Book Review: “The 500” by Matthew Quirk
Publisher: Reagan Arthur Books
Matthew Quirk’s gripping first novel, The 500, opens in DC’s “most respected strategic consulting and government affairs firm,” where young-gun attorney Mike Ford is cutting a deal for his life with the most ruthless man in Washington. Meanwhile, a Serbian war criminal with a penchant for eating the hearts of those who cross him waits outside in a Range Rover stuffed with Brioni-clad goons. “Die in infamy, honor intact,” Mike thinks, “or live in glory, corrupted.” Not the best options anyone’s ever had in this town but probably not the worst, either.

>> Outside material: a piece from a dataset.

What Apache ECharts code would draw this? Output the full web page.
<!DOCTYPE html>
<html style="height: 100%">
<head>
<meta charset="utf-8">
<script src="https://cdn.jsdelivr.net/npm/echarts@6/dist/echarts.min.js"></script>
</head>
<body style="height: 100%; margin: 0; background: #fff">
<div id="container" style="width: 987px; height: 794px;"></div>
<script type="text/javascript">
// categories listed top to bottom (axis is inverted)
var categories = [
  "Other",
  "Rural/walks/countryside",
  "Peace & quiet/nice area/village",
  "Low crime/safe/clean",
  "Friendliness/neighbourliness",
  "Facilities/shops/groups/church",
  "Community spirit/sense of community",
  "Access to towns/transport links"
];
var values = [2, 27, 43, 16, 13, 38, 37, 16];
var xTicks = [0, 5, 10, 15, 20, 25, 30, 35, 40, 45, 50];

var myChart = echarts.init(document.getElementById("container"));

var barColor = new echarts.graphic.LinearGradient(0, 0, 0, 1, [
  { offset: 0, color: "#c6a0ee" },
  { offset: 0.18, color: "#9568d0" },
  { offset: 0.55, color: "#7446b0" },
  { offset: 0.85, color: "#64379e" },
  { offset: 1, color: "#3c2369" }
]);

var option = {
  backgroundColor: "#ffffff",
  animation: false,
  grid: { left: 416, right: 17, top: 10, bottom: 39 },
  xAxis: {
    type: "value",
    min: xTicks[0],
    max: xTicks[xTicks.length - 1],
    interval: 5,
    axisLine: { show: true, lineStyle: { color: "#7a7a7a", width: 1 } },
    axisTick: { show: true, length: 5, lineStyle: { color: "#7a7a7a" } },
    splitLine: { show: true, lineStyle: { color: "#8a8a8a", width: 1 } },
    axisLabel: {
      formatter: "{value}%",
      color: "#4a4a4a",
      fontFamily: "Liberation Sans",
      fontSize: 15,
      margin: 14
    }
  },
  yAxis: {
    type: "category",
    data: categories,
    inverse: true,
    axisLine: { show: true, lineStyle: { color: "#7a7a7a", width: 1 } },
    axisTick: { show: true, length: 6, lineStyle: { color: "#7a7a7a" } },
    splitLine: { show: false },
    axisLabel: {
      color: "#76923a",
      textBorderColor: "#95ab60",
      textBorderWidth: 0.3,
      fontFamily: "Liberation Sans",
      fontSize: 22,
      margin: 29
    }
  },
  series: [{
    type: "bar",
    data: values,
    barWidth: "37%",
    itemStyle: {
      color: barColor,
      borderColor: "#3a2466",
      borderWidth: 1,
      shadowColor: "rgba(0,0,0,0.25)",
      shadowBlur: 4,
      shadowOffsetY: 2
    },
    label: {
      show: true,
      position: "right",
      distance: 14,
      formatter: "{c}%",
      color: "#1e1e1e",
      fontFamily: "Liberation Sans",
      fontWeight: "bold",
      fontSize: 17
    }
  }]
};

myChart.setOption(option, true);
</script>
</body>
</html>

The 500, already being made into a film, has the pace and texture of a good John Grisham thriller, and readers will see a lot of The Firm’s Mitch McDeere in Ford—Harvard Law, family member in prison. But Quirk gives his hero a fresh background: Mike, a thief in his youth, went into law so he could repay a loan shark who covered his cancer-stricken mother’s radiology bills.

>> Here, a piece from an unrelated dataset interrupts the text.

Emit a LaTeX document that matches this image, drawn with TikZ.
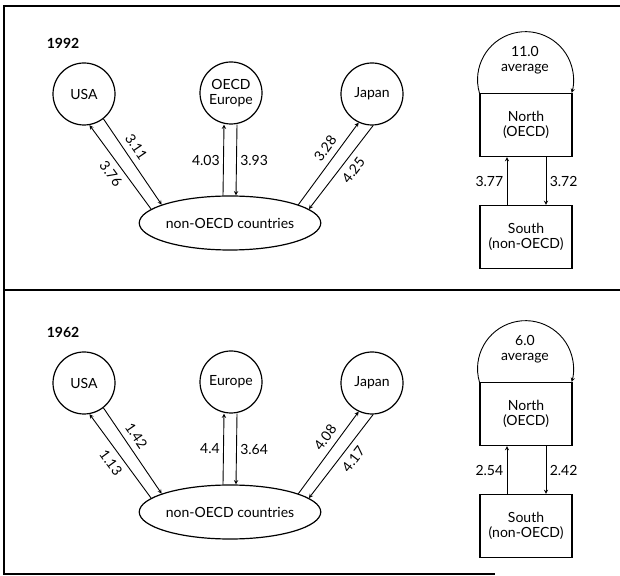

Quirk, a Washingtonian and former Atlantic reporter, peppers the novel with burglary-tradecraft gems and sets it so firmly in DC that you’ll be looking for Mike to turn up next to you on the Metro. Places such as the Palm, the Prime Rib, and the Gibson get name-checked, as do neighborhoods from the Palisades to the Navy Yard. But what The 500 really nails is our workaholic ethos. “Welcome to the District,” Quirk writes, “where the fun never starts.”
This article appears in the June 2012 issue of The Washingtonian.